● WHAT IS BEING ASKED: Transcribe all of the material below word for word and leave out its pictures.
## Start
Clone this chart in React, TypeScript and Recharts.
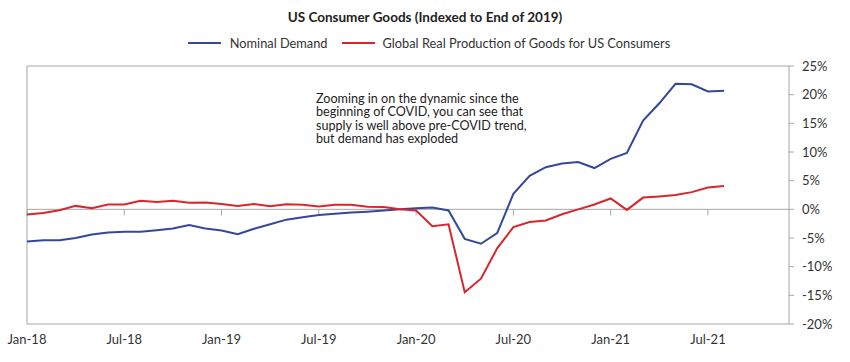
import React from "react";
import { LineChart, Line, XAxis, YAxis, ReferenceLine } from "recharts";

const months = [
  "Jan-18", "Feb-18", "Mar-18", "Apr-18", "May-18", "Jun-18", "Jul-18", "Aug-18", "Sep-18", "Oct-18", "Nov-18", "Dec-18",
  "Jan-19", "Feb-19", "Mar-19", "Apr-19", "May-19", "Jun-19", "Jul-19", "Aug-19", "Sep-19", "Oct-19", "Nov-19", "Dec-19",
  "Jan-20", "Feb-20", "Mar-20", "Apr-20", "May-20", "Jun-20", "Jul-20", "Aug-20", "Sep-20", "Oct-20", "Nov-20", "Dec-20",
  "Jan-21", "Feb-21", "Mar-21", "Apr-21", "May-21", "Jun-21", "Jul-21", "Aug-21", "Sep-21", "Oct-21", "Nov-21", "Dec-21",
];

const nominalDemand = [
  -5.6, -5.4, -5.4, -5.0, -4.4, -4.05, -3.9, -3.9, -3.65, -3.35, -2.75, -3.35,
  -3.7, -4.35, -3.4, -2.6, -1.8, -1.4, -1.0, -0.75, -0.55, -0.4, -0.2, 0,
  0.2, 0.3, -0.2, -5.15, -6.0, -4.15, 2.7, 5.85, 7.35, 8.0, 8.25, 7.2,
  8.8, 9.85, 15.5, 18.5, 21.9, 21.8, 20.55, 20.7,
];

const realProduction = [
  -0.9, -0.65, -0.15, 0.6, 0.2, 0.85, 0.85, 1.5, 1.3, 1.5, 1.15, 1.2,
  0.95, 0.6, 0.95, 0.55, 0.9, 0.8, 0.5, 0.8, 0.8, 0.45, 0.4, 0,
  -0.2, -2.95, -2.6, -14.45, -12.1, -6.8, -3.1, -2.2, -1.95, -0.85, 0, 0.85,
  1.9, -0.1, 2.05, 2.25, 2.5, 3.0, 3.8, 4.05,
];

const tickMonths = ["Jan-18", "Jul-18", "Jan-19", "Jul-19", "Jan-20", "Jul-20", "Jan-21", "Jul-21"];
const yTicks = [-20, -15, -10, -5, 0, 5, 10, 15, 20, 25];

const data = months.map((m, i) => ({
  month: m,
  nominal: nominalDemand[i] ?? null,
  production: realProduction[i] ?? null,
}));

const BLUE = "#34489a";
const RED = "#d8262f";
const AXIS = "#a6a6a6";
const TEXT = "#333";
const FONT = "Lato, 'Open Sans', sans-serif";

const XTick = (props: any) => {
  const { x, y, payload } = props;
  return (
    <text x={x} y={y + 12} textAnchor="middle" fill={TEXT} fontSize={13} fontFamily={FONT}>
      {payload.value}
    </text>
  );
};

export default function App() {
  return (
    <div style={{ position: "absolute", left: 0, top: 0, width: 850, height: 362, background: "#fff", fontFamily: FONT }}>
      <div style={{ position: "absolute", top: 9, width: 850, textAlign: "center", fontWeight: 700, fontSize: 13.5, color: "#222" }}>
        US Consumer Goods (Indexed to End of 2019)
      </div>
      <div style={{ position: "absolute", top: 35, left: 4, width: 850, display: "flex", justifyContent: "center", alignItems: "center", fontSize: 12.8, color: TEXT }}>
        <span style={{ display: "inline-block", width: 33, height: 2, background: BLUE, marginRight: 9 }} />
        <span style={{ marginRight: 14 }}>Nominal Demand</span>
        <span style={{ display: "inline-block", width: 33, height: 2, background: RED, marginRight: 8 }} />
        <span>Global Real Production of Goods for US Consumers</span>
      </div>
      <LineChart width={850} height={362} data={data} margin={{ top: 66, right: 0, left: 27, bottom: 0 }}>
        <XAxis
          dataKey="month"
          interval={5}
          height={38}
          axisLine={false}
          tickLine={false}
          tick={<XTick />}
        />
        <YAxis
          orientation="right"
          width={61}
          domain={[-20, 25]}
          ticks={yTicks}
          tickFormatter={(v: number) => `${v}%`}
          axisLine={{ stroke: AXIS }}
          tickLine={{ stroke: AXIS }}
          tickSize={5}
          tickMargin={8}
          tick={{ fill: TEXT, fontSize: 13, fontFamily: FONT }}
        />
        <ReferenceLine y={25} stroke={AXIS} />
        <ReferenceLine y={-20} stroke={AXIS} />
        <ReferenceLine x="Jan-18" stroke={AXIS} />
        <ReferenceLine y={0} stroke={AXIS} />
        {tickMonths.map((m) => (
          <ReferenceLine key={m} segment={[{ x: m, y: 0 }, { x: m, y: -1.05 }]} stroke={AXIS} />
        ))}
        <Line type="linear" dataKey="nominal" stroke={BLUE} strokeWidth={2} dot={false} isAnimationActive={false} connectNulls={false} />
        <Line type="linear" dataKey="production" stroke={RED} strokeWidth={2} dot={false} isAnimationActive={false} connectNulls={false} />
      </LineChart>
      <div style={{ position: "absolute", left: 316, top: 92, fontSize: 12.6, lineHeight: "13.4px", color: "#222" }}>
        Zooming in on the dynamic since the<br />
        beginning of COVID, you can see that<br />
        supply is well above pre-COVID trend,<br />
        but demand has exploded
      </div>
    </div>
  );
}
## End
● THE COMPLETED TASK:
Clone this chart in React, TypeScript and Recharts.
import React from "react";
import { LineChart, Line, XAxis, YAxis, ReferenceLine } from "recharts";

const months = [
  "Jan-18", "Feb-18", "Mar-18", "Apr-18", "May-18", "Jun-18", "Jul-18", "Aug-18", "Sep-18", "Oct-18", "Nov-18", "Dec-18",
  "Jan-19", "Feb-19", "Mar-19", "Apr-19", "May-19", "Jun-19", "Jul-19", "Aug-19", "Sep-19", "Oct-19", "Nov-19", "Dec-19",
  "Jan-20", "Feb-20", "Mar-20", "Apr-20", "May-20", "Jun-20", "Jul-20", "Aug-20", "Sep-20", "Oct-20", "Nov-20", "Dec-20",
  "Jan-21", "Feb-21", "Mar-21", "Apr-21", "May-21", "Jun-21", "Jul-21", "Aug-21", "Sep-21", "Oct-21", "Nov-21", "Dec-21",
];

const nominalDemand = [
  -5.6, -5.4, -5.4, -5.0, -4.4, -4.05, -3.9, -3.9, -3.65, -3.35, -2.75, -3.35,
  -3.7, -4.35, -3.4, -2.6, -1.8, -1.4, -1.0, -0.75, -0.55, -0.4, -0.2, 0,
  0.2, 0.3, -0.2, -5.15, -6.0, -4.15, 2.7, 5.85, 7.35, 8.0, 8.25, 7.2,
  8.8, 9.85, 15.5, 18.5, 21.9, 21.8, 20.55, 20.7,
];

const realProduction = [
  -0.9, -0.65, -0.15, 0.6, 0.2, 0.85, 0.85, 1.5, 1.3, 1.5, 1.15, 1.2,
  0.95, 0.6, 0.95, 0.55, 0.9, 0.8, 0.5, 0.8, 0.8, 0.45, 0.4, 0,
  -0.2, -2.95, -2.6, -14.45, -12.1, -6.8, -3.1, -2.2, -1.95, -0.85, 0, 0.85,
  1.9, -0.1, 2.05, 2.25, 2.5, 3.0, 3.8, 4.05,
];

const tickMonths = ["Jan-18", "Jul-18", "Jan-19", "Jul-19", "Jan-20", "Jul-20", "Jan-21", "Jul-21"];
const yTicks = [-20, -15, -10, -5, 0, 5, 10, 15, 20, 25];

const data = months.map((m, i) => ({
  month: m,
  nominal: nominalDemand[i] ?? null,
  production: realProduction[i] ?? null,
}));

const BLUE = "#34489a";
const RED = "#d8262f";
const AXIS = "#a6a6a6";
const TEXT = "#333";
const FONT = "Lato, 'Open Sans', sans-serif";

const XTick = (props: any) => {
  const { x, y, payload } = props;
  return (
    <text x={x} y={y + 12} textAnchor="middle" fill={TEXT} fontSize={13} fontFamily={FONT}>
      {payload.value}
    </text>
  );
};

export default function App() {
  return (
    <div style={{ position: "absolute", left: 0, top: 0, width: 850, height: 362, background: "#fff", fontFamily: FONT }}>
      <div style={{ position: "absolute", top: 9, width: 850, textAlign: "center", fontWeight: 700, fontSize: 13.5, color: "#222" }}>
        US Consumer Goods (Indexed to End of 2019)
      </div>
      <div style={{ position: "absolute", top: 35, left: 4, width: 850, display: "flex", justifyContent: "center", alignItems: "center", fontSize: 12.8, color: TEXT }}>
        <span style={{ display: "inline-block", width: 33, height: 2, background: BLUE, marginRight: 9 }} />
        <span style={{ marginRight: 14 }}>Nominal Demand</span>
        <span style={{ display: "inline-block", width: 33, height: 2, background: RED, marginRight: 8 }} />
        <span>Global Real Production of Goods for US Consumers</span>
      </div>
      <LineChart width={850} height={362} data={data} margin={{ top: 66, right: 0, left: 27, bottom: 0 }}>
        <XAxis
          dataKey="month"
          interval={5}
          height={38}
          axisLine={false}
          tickLine={false}
          tick={<XTick />}
        />
        <YAxis
          orientation="right"
          width={61}
          domain={[-20, 25]}
          ticks={yTicks}
          tickFormatter={(v: number) => `${v}%`}
          axisLine={{ stroke: AXIS }}
          tickLine={{ stroke: AXIS }}
          tickSize={5}
          tickMargin={8}
          tick={{ fill: TEXT, fontSize: 13, fontFamily: FONT }}
        />
        <ReferenceLine y={25} stroke={AXIS} />
        <ReferenceLine y={-20} stroke={AXIS} />
        <ReferenceLine x="Jan-18" stroke={AXIS} />
        <ReferenceLine y={0} stroke={AXIS} />
        {tickMonths.map((m) => (
          <ReferenceLine key={m} segment={[{ x: m, y: 0 }, { x: m, y: -1.05 }]} stroke={AXIS} />
        ))}
        <Line type="linear" dataKey="nominal" stroke={BLUE} strokeWidth={2} dot={false} isAnimationActive={false} connectNulls={false} />
        <Line type="linear" dataKey="production" stroke={RED} strokeWidth={2} dot={false} isAnimationActive={false} connectNulls={false} />
      </LineChart>
      <div style={{ position: "absolute", left: 316, top: 92, fontSize: 12.6, lineHeight: "13.4px", color: "#222" }}>
        Zooming in on the dynamic since the<br />
        beginning of COVID, you can see that<br />
        supply is well above pre-COVID trend,<br />
        but demand has exploded
      </div>
    </div>
  );
}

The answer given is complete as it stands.